History records that in 1822 Leopold Gmelin (1788–1853), then Professor of Chemistry at Heidelberg University made a modest contribution to the advancement of the chemistry of the platinum metals by his discovery, in collaboration with Fredrich Wöhler, of the double potassium cyanides of both platinum and palladium. A more notable and lasting achievement was, of course, the establishment in 1817 of his “Handbook of Theoretical Chemistry” which recorded and reviewed progress in that subject. Over the intervening years this process has continued, and although organic chemistry is no longer included the length and importance of the publication has grown remarkably as has the task of compiling it. Now the responsibility of the Gmelin Institute for Inorganic Chemistry, one of the institutes of the Max-Planck Society for the Advancement of Science, the handbook is currently in its 8th edition.

The recently available Gmelin volume on the technology of the platinum group metals has been written by an international team, each member of which is a recognised authority on their specialised topic. First the recovery of the platinum group metals is considered by R. I. Edwards, W. A. M. te Riele and G. J. Bernfeld, of the Council for Mineral Technology, Randburg. In a 23 page chapter the established methods of concentrating and refining the platinum group metals are considered, as are the most modern extraction techniques.

The purity of the platinum metals has long been important to people investigating the structure and properties of these metals, but increasingly their successful application under arduous conditions in high-technology fields is dependent, to a very large extent, upon the absence of impurities. The chapter on high purity metals, prepared by W. Westwood, formerly of Johnson Matthey, occupies 42 pages and complements the preceding chapter by first considering the methods used to refine the metals. It then goes on to review the various purification routes and the methods of determining impurities.

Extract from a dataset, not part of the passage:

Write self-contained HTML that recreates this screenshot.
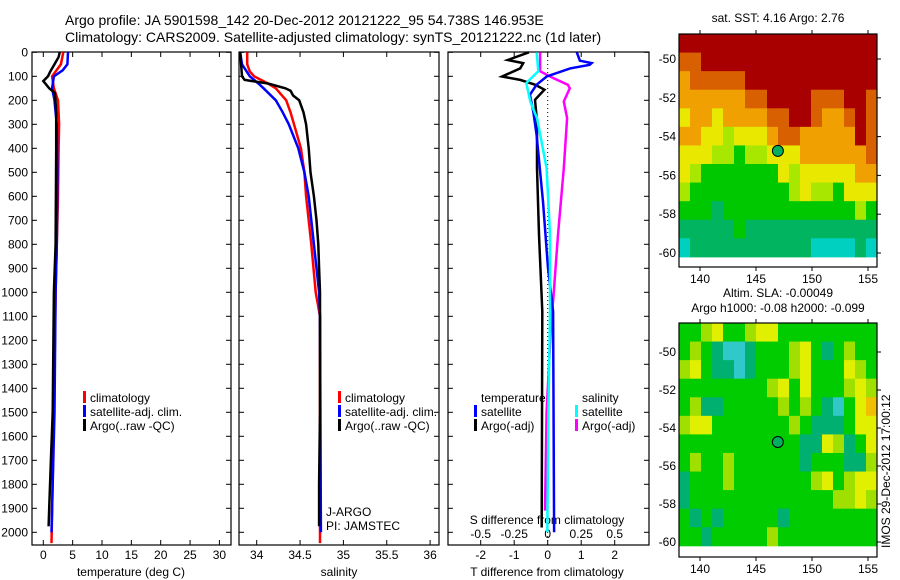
<!DOCTYPE html>
<html><head><meta charset="utf-8"><style>
body{margin:0;background:#fff}
svg{display:block;font-family:"Liberation Sans",sans-serif}
</style></head><body>
<svg id="c" width="900" height="580" viewBox="0 0 900 580">
<text x="65" y="25" font-size="14">Argo profile: JA 5901598_142 20-Dec-2012 20121222_95 54.738S 146.953E</text>
<text x="65" y="42" font-size="14">Climatology: CARS2009. Satellite-adjusted climatology: synTS_20121222.nc (1d later)</text>
</svg>
<script>
// ---- depth profile data ----
const tClimD=[0,50,100,150,200,300,400,600,800,1000,1500,2045];
const tClimV=[3.4,3.0,1.5,1.8,2.5,2.7,2.6,2.5,2.3,2.1,1.8,1.4];
const tSatD=[0,50,75,100,150,200,250,300,500,800,1000,1500,1800,2000];
const tSatV=[4.2,4.1,3.3,1.8,1.5,1.9,2.1,2.3,2.4,2.3,2.1,1.9,1.6,1.4];
const tArgoD=[0,20,50,80,100,120,150,170,250,400,800,1000,1500,1700,1900,1975];
const tArgoV=[2.8,2.6,1.9,1.2,0.8,0.0,1.0,2.0,2.2,2.2,2.1,1.8,1.6,1.3,1.0,0.9];
const sArgoD=[0,100,115,120,130,150,160,180,200,250,300,400,500,600,700,800,900,1000,1500,1800,1975];
const sArgoV=[33.81,33.83,33.86,33.95,34.13,34.33,34.39,34.42,34.49,34.54,34.57,34.6,34.62,34.66,34.69,34.71,34.72,34.73,34.73,34.72,34.72];
const sClimD=[0,50,80,100,130,150,200,250,300,400,500,600,800,1000,1100,2045];
const sClimV=[33.89,33.89,33.92,33.97,34.13,34.22,34.34,34.39,34.43,34.51,34.55,34.57,34.63,34.68,34.73,34.73];
const sSatD=[0,50,100,130,150,200,250,300,400,500,600,800,1000,1100,2000];
const sSatV=[33.81,33.83,33.92,34.02,34.08,34.22,34.3,34.37,34.48,34.55,34.6,34.66,34.72,34.73,34.74];
// panel 3 differences
const dTArgoD=[0,32,45,67,101,115,135,156,198,288,483,760,1080,1980];
const dTArgoV=[-0.56,-1.19,-0.73,-0.82,-1.36,-0.82,-0.38,-0.1,-0.38,-0.32,-0.32,-0.26,-0.16,-0.18];
const dTSatD=[0,35,45,52,67,101,135,177,247,344,622,899,1080,2000];
const dTSatV=[0.87,0.96,1.31,1.25,0.67,-0.03,-0.33,-0.53,-0.43,-0.33,-0.14,0.01,0.16,0.19];
const dSSatD=[0,79,128,205,274,483,760,1080,1500,2000];
const dSSatV=[-0.082,-0.07,-0.16,-0.13,-0.08,-0.008,0.017,0.017,0.005,-0.003];
const dSArgoD=[0,79,107,135,150,205,274,483,760,1038,1080,1500,1910];
const dSArgoV=[-0.057,-0.057,0.04,0.15,0.165,0.12,0.145,0.12,0.077,0.04,0.03,-0.008,-0.02];
const depthTicks=[0,100,200,300,400,500,600,700,800,900,1000,1100,1200,1300,1400,1500,1600,1700,1800,1900,2000];
const tTicks=[0,5,10,15,20,25,30];
const sTicks=[34,34.5,35,35.5,36];
const dTTicks=[-2,-1,0,1,2];
const dSTicks=[-0.5,-0.25,0,0.25,0.5];
// ---- maps: colour class grids (rows lat -49..-60, cols lon 138.5..155.5) ----
const sstGrid=[
[0,0,0,0,0,0,0,0,0,0,0,0,0,0,0,0,0,0],
[1,1,0,0,0,0,0,0,0,0,0,0,0,0,0,0,0,0],
[2,1,1,1,1,1,0,0,0,0,0,0,0,0,0,0,0,0],
[2,2,2,2,2,2,1,1,0,0,0,0,1,1,1,0,0,1],
[3,2,2,3,2,2,2,2,1,1,0,0,1,2,2,1,0,1],
[2,2,3,3,4,3,3,3,2,1,1,2,2,2,2,2,0,1],
[3,3,3,4,4,5,4,4,3,3,3,2,2,2,2,2,2,1],
[3,4,5,5,5,5,5,5,5,3,4,3,3,3,3,3,2,2],
[4,5,5,5,5,5,5,5,5,5,4,3,4,4,5,3,3,3],
[5,5,5,6,5,5,5,5,5,5,5,5,5,5,5,5,4,5],
[6,6,6,6,6,5,6,6,6,6,6,6,6,6,6,6,6,6],
[7,6,6,6,6,6,6,6,6,6,6,6,7,7,7,7,6,7]];
const slaGrid=[
[5,5,4,3,5,5,4,3,3,5,5,5,5,5,5,5,5,5],
[5,4,5,6,7,7,6,5,5,5,4,3,5,6,5,4,5,5],
[4,3,5,6,6,7,6,5,5,5,4,3,5,5,5,3,4,5],
[5,5,5,5,5,5,5,5,4,3,5,3,5,5,5,4,3,4],
[5,4,6,6,5,5,5,5,5,4,5,4,5,6,7,5,3,2],
[4,3,3,5,5,5,5,5,5,5,4,5,6,6,6,5,3,3],
[5,5,5,5,5,5,5,5,5,5,5,6,6,3,4,6,5,3],
[5,4,5,5,4,5,5,5,5,5,5,6,5,5,5,6,6,4],
[6,5,5,5,4,5,5,5,5,5,5,5,4,3,5,4,3,3],
[6,5,5,5,5,5,5,5,5,5,5,5,5,5,4,4,3,4],
[5,6,5,6,5,5,5,5,5,6,5,5,5,5,5,5,5,5],
[5,5,6,5,5,5,5,5,4,5,5,5,5,5,5,5,5,5]];
const lonTicks=[140,145,150,155];
const latTicks=[50,52,54,56,58,60];
const argoLon=146.953, argoLat=54.738;

const NS='http://www.w3.org/2000/svg', svg=document.getElementById('c');
function mk(tag,at,parent){const e=document.createElementNS(NS,tag);for(const k in at)e.setAttribute(k,at[k]);(parent||svg).appendChild(e);return e;}
const yD=d=>52.3+0.24*d;
const xT=v=>43.3+5.87*v, xS=v=>256.7+86.7*(v-34), xDT=v=>547.7+33.5*v, xDS=v=>547.7+134*v;
function line(D,V,fx,color,name){
  let pts=[];for(let i=0;i<D.length;i++)pts.push(fx(V[i]).toFixed(1)+','+yD(D[i]).toFixed(1));
  const p=mk('polyline',{points:pts.join(' '),fill:'none',stroke:color,'stroke-width':2.5});
  
  
}
function txt(x,y,s,opt){const t=mk('text',Object.assign({x:x,y:y,'font-size':12},opt||{}));t.textContent=s;return t;}
const panels=[[32,231],[239,439],[448,649]];
panels.forEach((p,i)=>{
  const r=mk('rect',{x:p[0],y:52,width:p[1]-p[0],height:493,fill:'none',stroke:'#000','stroke-width':1.2});
  
  
  depthTicks.forEach(d=>{mk('line',{x1:p[0],x2:p[0]+5,y1:yD(d),y2:yD(d),stroke:'#000'});mk('line',{x1:p[1]-5,x2:p[1],y1:yD(d),y2:yD(d),stroke:'#000'});});
});
depthTicks.forEach(d=>{const t=txt(28,yD(d)+4,String(d),{'text-anchor':'end'});});
function xticks(ticks,fx,fmt){ticks.forEach(v=>{const x=fx(v);mk('line',{x1:x,x2:x,y1:52,y2:57,stroke:'#000'});mk('line',{x1:x,x2:x,y1:540,y2:545,stroke:'#000'});const t=txt(x,559,fmt(v),{'text-anchor':'middle'});});}
xticks(tTicks,xT,String);xticks(sTicks,xS,String);xticks(dTTicks,xDT,String);
dSTicks.forEach(v=>{const t=txt(xDS(v),538,String(v).replace('0.','.').replace('-.','-0.').replace(/^\.5$/,'0.5').replace(/^\.25$/,'0.25'),{'text-anchor':'middle'});});
let t;
t=txt(131,576,'temperature (deg C)',{'text-anchor':'middle'});
t=txt(339,576,'salinity',{'text-anchor':'middle'});
t=txt(547,576,'T difference from climatology',{'text-anchor':'middle'});
t=txt(547,524,'S difference from climatology',{'text-anchor':'middle'});
mk('line',{x1:547.7,x2:547.7,y1:52,y2:545,stroke:'#000','stroke-dasharray':'1,3'});
line(tClimD,tClimV,xT,'#ff0000','temp-climatology-line');
line(tSatD,tSatV,xT,'#0000ff','temp-satellite-line');
line(tArgoD,tArgoV,xT,'#000000','temp-argo-line');
line(sClimD,sClimV,xS,'#ff0000','sal-climatology-line');
line(sSatD,sSatV,xS,'#0000ff','sal-satellite-line');
line(sArgoD,sArgoV,xS,'#000000','sal-argo-line');
line(dTArgoD,dTArgoV,xDT,'#000000','tdiff-argo-line');
line(dSArgoD,dSArgoV,xDS,'#ff00ff','sdiff-argo-line');
line(dTSatD,dTSatV,xDT,'#0000ff','tdiff-satellite-line');
line(dSSatD,dSSatV,xDS,'#00ffff','sdiff-satellite-line');
function legend(x,y,color,label){
  if(color){const m=mk('rect',{x:x-7,y:y-11,width:3,height:12,fill:color});}
  const t=txt(x,y,label,{'font-size':12});
}
[[90,'#ff0000','climatology'],[345,'#ff0000','climatology']].forEach(a=>legend(a[0],402,a[1],a[2]));
legend(90,416,'#0000ff','satellite-adj. clim.');legend(90,430,'#000','Argo(..raw -QC)');
legend(345,416,'#0000ff','satellite-adj. clim.');legend(345,430,'#000','Argo(..raw -QC)');
legend(481,402,null,'temperature');legend(481,416,'#0000ff','satellite');legend(481,430,'#000','Argo(-adj)');
legend(582,402,null,'salinity');legend(582,416,'#00ffff','satellite');legend(582,430,'#ff00ff','Argo(-adj)');
t=txt(326,516,'J-ARGO');
t=txt(326,530,'PI: JAMSTEC');
// ---- maps ----
const sstPal=['#a80000','#d86000','#f0a000','#e8e800','#a8e800','#00c800','#00b460','#00d0c0'];
const slaPal=['#a80000','#d86000','#f0c000','#e0f000','#a0e000','#00cc00','#00b070','#30c8c8'];
function map(top,bottom,latPx,lat50y,grid,pal,name,title1,title2){
  const g=mk('g',{});
  const L=679,R=877,dataBot=lat50y+10.2*latPx;
  const rows=grid.length,cols=grid[0].length,cw=(R-L)/cols,rh=(dataBot-top)/rows;
  grid.forEach((row,j)=>row.forEach((v,i)=>{mk('rect',{x:L+i*cw,y:top+j*rh,width:cw+0.5,height:rh+0.5,fill:pal[v]},g);}));
  mk('rect',{x:L,y:top,width:R-L,height:bottom-top,fill:'none',stroke:'#000','stroke-width':1.2},g);
  const xL=lon=>700+(lon-140)*11.2, yL=lat=>lat50y+(lat-50)*latPx;
  lonTicks.forEach(lon=>{mk('line',{x1:xL(lon),x2:xL(lon),y1:top-4,y2:top,stroke:'#000'},g);mk('line',{x1:xL(lon),x2:xL(lon),y1:bottom,y2:bottom+4,stroke:'#000'},g);const t=txt(xL(lon),bottom+16,String(lon),{'text-anchor':'middle'});});
  latTicks.forEach(lat=>{mk('line',{x1:R,x2:R+4,y1:yL(lat),y2:yL(lat),stroke:'#000'},g);const t=txt(676,yL(lat)+4,'-'+lat,{'text-anchor':'end'});});
  const c=mk('circle',{cx:xL(argoLon),cy:yL(argoLat),r:5.5,fill:'#00b060',stroke:'#000','stroke-width':1},g);
  
  let t1=txt(778,top-(title2?26:12),title1,{'text-anchor':'middle'});
  if(title2){let t2=txt(778,top-11,title2,{'text-anchor':'middle'});}
}
map(34,267,19.4,59,sstGrid,sstPal,'sst-map','sat. SST: 4.16 Argo: 2.76');
map(323,557,19.0,352,slaGrid,slaPal,'sla-map','Altim. SLA: -0.00049','Argo h1000: -0.08 h2000: -0.099');
t=txt(0,0,'IMOS 29-Dec-2012 17:00:12',{transform:'translate(890,548) rotate(-90)'});
</script>
</body></html>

Although the electrodeposition of platinum has been practised for over 150 years, the subject still attracts considerable interest as users strive to exploit the properties of certain of the platinum group metals in the most economical way. Within the 26 pages devoted to electrodeposition, ruthenium, palladium, osmium, iridium and platinum have been reviewed by Ch. J. Raub, of Forschungsinstitut für Edelmetalle und Metallchemie, and rhodium by F. Simon of Degussa. The properties of electrodeposited rhodium, which include tarnish resistance, good wear resistance, low contact resistance, high reflectivity and attractive colour, make it a most useful material for both industrial and decorative purposes. Iridium plating has not found wide technical application due to practical difficulties, while a lack of interest has, perhaps, restricted the investigation of osmium deposits. Despite extensive investigation, electrodeposited ruthenium has found only limited industrial application. Within the electronics industry there is an economic incentive to use palladium electrodeposits as a substitute for gold. There is little interest in platinum for this particular purpose, but it finds application elsewhere and the various methods of coating substrates with platinum are considered.

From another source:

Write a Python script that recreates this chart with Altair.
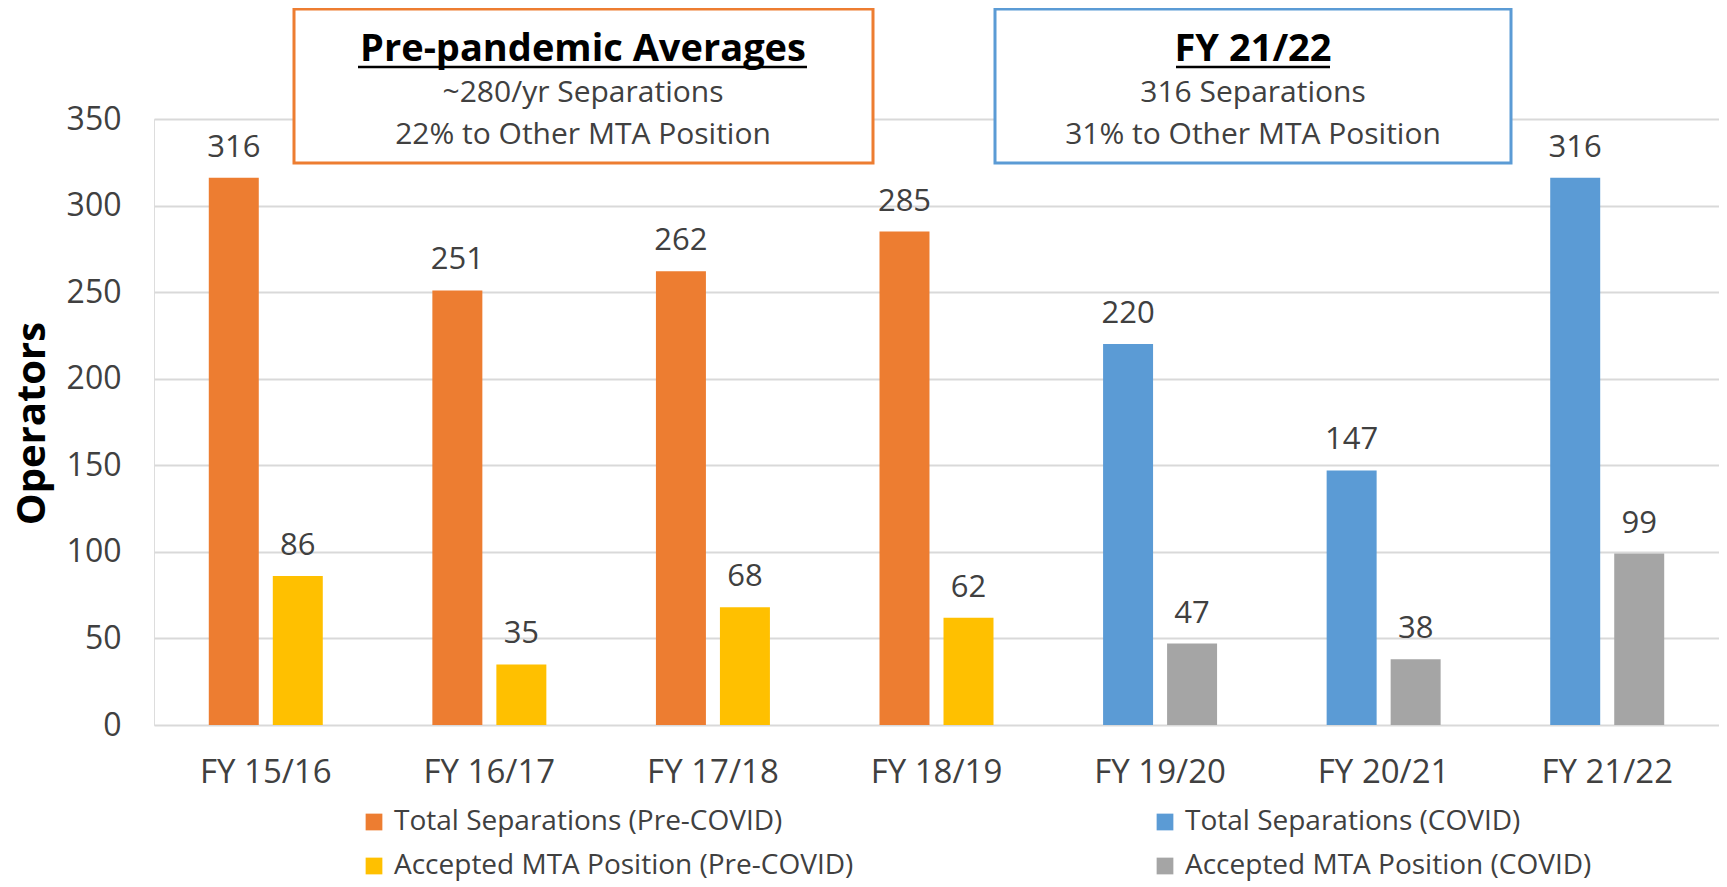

In view of their long established use for many important industrial applications it is not surprising that the chapter devoted to platinum group metals, alloys and compounds in catalysis forms, by far, the largest part of this volume. Within these 226 pages, prepared by A. J. Bird of the Johnson Matthey Technology Centre, all major aspects of platinum group metals catalyst chemistry and technology are reviewed; indeed it seems unlikely that any significant topic has been neglected. Major divisions include 55 pages on unsupported metals and metal alloy catalysts and 23 pages on supported metals and metal alloy catalysts, while platinum group metal compounds in catalysis occupies 122 pages. These three are then subdivided into sections on preparation, properties and the various reactions for which they are used. Although there is no index within the volume, the table of contents and the general arrangement of this and other chapters, enables readers to locate readily the sections of particular interest.

The biological activity of platinum compounds and their medical uses is considered by P. Köpf-Maier of the University of Ulm and H. Köpf of the Technische Universität, Berlin. In contrast to the preceding tome, this 23 page section is concerned with knowledge which has been accumulated during a period of only about twenty years. The progress made in this time is remarkable, and one may anticipate that a later Gmelin supplement will have to devote a more lengthy section to this important topic.

In the main, this handbook covers the literature up until 1983, and its importance results from the many relevant sources referenced. These also serve to indicate the publications that should be searched by investigators requiring more recent information. At the front of this book a list is given of other Gmelin volumes on the platinum group metals. These are likely to emphasise work regarded as particularly significant up to the time of their publication, and they are tabulated here for the benefit of readers who may wish to study other aspects of platinum group metals chemistry.